Deja que te pregunte por las cosas que no sé, por los países que no he visitado, si es verdad que las piedras nos respiran y hay animales dormidos en el interior de nuestra sangre, afilando sus garras cerca de una pared.
Deja que te pregunte por esa pared que nos distancia, por esa división que hace que nuestras almas no puedan rozarse.
Deja que te pregunte por el paso ansioso de las horas, por ese vestido lunático que llevaste en nuestra primera cita, por ese jueves en que te besé, por aquel mes de abril en que te vi muerta por vez primera.
Naturaleza mía, a ti te canto, abro mi voz en dos y dejo salir a todas mis vírgenes muertas, a aquella sirena desnutrida que se casó con Apolo y ahora arde en llanto y noches de hiel.
Naturaleza mía, trocito de verde plástico, animal consentido de papá.
Papá como presidente de los Estados Unidos o del Brasil.
Papá que tiene la boca repleta de alfileres y hambre.
Papá que se masturba mientras una tortuga infantil pasea lentamente su agonía sobre el vestido del mar.
Papá que tiene planes para ti, naturaleza querida, que envenena manzanas y te las da a comer un domingo cualquiera, mientras los pájaros son azotados en sus jaulas y llegan las hienas para el festín.
Naturaleza mía a ti te canto o te amortajo o te pongo mi vestido de la primera comunión y dejo que las manos de un sacerdote te desnuden, que las manos de un sacerdote recorran una a una tus heridas, la cavidad más húmeda de todos tus sexos.
Cree en mí, naturaleza amada.
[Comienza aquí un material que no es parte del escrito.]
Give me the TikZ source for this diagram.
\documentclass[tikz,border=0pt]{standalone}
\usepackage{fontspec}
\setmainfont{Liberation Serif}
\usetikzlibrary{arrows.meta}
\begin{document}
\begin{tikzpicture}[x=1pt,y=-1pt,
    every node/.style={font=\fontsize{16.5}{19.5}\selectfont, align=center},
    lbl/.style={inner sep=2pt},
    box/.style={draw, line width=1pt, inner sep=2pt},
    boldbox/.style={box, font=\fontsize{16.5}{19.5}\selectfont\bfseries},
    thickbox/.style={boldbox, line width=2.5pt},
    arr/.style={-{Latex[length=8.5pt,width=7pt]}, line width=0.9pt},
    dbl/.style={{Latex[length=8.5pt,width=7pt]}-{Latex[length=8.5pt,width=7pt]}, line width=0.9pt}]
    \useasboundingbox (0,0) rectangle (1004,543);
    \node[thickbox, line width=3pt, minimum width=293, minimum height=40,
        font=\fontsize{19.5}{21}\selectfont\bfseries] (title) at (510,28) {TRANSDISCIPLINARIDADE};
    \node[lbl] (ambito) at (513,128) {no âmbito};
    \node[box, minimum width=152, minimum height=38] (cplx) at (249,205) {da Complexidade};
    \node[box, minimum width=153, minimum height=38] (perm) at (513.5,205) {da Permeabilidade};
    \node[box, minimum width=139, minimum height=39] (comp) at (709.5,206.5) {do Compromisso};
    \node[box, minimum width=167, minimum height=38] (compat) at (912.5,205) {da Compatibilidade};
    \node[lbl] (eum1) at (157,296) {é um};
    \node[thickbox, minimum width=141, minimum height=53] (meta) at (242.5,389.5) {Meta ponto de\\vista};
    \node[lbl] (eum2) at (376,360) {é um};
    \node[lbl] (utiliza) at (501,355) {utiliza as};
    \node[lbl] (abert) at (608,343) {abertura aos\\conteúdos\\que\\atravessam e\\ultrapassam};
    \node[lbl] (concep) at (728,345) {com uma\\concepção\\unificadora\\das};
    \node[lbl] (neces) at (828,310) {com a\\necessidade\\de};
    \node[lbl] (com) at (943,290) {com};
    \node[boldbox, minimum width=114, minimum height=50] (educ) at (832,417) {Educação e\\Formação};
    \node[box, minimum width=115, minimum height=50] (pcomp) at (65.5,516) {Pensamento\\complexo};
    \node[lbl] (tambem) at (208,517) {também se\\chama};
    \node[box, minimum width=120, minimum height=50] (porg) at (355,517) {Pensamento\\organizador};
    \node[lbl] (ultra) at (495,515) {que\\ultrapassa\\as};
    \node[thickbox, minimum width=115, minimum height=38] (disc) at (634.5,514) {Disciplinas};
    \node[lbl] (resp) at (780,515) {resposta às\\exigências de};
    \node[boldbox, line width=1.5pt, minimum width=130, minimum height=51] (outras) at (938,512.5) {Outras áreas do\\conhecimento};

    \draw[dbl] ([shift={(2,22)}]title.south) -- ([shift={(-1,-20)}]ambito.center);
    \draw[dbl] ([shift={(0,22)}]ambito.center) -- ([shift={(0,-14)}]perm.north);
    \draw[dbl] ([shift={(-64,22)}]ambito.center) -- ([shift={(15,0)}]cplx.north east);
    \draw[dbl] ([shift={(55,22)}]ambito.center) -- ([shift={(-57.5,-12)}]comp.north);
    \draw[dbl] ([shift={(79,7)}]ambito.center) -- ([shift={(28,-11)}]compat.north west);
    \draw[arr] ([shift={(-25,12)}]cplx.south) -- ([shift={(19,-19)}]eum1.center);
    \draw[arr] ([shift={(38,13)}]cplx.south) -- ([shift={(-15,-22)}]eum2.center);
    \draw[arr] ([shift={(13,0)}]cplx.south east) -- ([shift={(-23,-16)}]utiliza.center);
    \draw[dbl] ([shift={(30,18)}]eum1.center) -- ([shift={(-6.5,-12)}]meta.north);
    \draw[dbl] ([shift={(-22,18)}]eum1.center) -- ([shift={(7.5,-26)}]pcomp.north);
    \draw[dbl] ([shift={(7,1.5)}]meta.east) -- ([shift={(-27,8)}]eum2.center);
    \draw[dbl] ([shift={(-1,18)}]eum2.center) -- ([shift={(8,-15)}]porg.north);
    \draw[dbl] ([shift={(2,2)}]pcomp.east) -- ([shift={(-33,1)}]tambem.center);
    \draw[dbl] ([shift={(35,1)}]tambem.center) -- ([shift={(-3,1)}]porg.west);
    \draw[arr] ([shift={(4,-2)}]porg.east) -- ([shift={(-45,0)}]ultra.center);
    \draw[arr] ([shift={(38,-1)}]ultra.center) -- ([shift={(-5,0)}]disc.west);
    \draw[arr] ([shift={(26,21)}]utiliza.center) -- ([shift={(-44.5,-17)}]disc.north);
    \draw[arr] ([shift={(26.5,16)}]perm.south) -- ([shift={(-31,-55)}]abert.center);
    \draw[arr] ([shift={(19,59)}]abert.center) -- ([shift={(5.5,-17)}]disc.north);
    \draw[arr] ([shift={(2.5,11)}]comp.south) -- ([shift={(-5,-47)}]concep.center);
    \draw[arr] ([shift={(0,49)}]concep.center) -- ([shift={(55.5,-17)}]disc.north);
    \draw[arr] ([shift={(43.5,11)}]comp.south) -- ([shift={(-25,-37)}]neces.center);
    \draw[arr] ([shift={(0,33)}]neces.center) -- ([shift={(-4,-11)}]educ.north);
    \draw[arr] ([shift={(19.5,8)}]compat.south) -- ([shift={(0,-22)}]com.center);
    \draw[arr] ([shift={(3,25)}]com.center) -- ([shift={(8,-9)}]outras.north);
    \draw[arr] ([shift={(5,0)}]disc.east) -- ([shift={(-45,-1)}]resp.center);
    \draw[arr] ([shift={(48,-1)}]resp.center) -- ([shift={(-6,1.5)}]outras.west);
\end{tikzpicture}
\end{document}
Rézame a mí, que soy hombre y bestia y presidente de los Estados Unidos o del Brasil, que ya he aprendido a cultivar embustes y a quemar los bosque de Australia.
Deja que acaricie tus trenzas cenicientas, naturaleza mía, que lama el cadáver de tu nombre, que vuelva a juntar la ceniza de tus piedra para hacer allí una urbanización, un campo de golf, el paraíso necesario de los idiotas.